The 2nd Circuit's judgment also stands in stark contrast to that of the U.S. Court of Appeals for the 7th Circuit, which also reviewed the administration's actions on this front and reached a very different conclusion. "The Attorney General in this case used the sword of federal funding to conscript state and local authorities to aid in federal civil immigration enforcement," the 7th Circuit observed in Chicago v. Sessions (2018). "But the power of the purse rests with Congress, which authorized the federal funds at issue and did not impose any immigration enforcement conditions on the receipt of such funds….It falls to us, the judiciary, as the remaining branch of government, to act as a check on such usurpation of power."
A circuit split as glaring as that may well attract the attention of the Supreme Court. In the meantime, another sanctuary cities case is already knocking on the justices' courtroom door.
At issue in United States v. California is the Trump administration's 2018 lawsuit against the Golden State over the California Values Act of 2017. Among other things, that law prohibits state and local police from assisting federal immigration authorities in various ways, such as "detaining an individual on the basis of a [federal immigration] hold request"; "transfer[ring] an individual to immigration authorities unless authorized by a judicial warrant or judicial probable cause determination"; and "providing information" to federal immigration authorities "regarding a person's release date…or other information unless that information is available to the public, or is in response to a notification request from immigration authorities in accordance with" California law.
The administration thinks those state instructions to state officials illegally "undermine federal immigration enforcement," and in November it filed a petition asking the Supreme Court to take up the case. The administration should probably be more careful about what it wishes for. As I've previously written, "if the Supreme Court does agree to hear the case, the justices may well take the opposite view. Indeed, if the Court follows a precedent authored by the late Justice Antonin Scalia, the Trump administration is likely to lose."
That precedent is Printz v. United States (1997).
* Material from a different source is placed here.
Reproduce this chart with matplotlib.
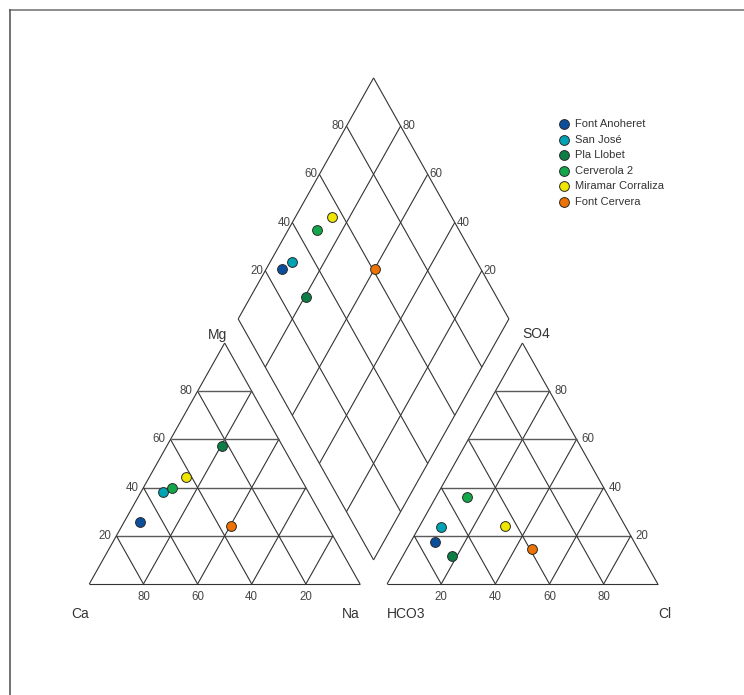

At issue was a provision of the 1993 Brady Handgun Violence Prevention Act that required local police to help enforce federal gun control law. "The Federal Government may neither issue directives requiring the States to address particular problems," declared Justice Scalia's majority opinion, "nor command the States' officers, or those of their political subdivisions, to administer or enforce a federal regulatory program."
The same 10th Amendment principles that make it unconstitutional for the feds to commandeer the states into enforcing federal gun control regulations also make it unconstitutional for the feds to commandeer the states into enforcing federal immigration regulations.
Each of these sanctuary city cases raises important constitutional questions. Eventually, the Supreme Court will need to come to grips with one or more of them.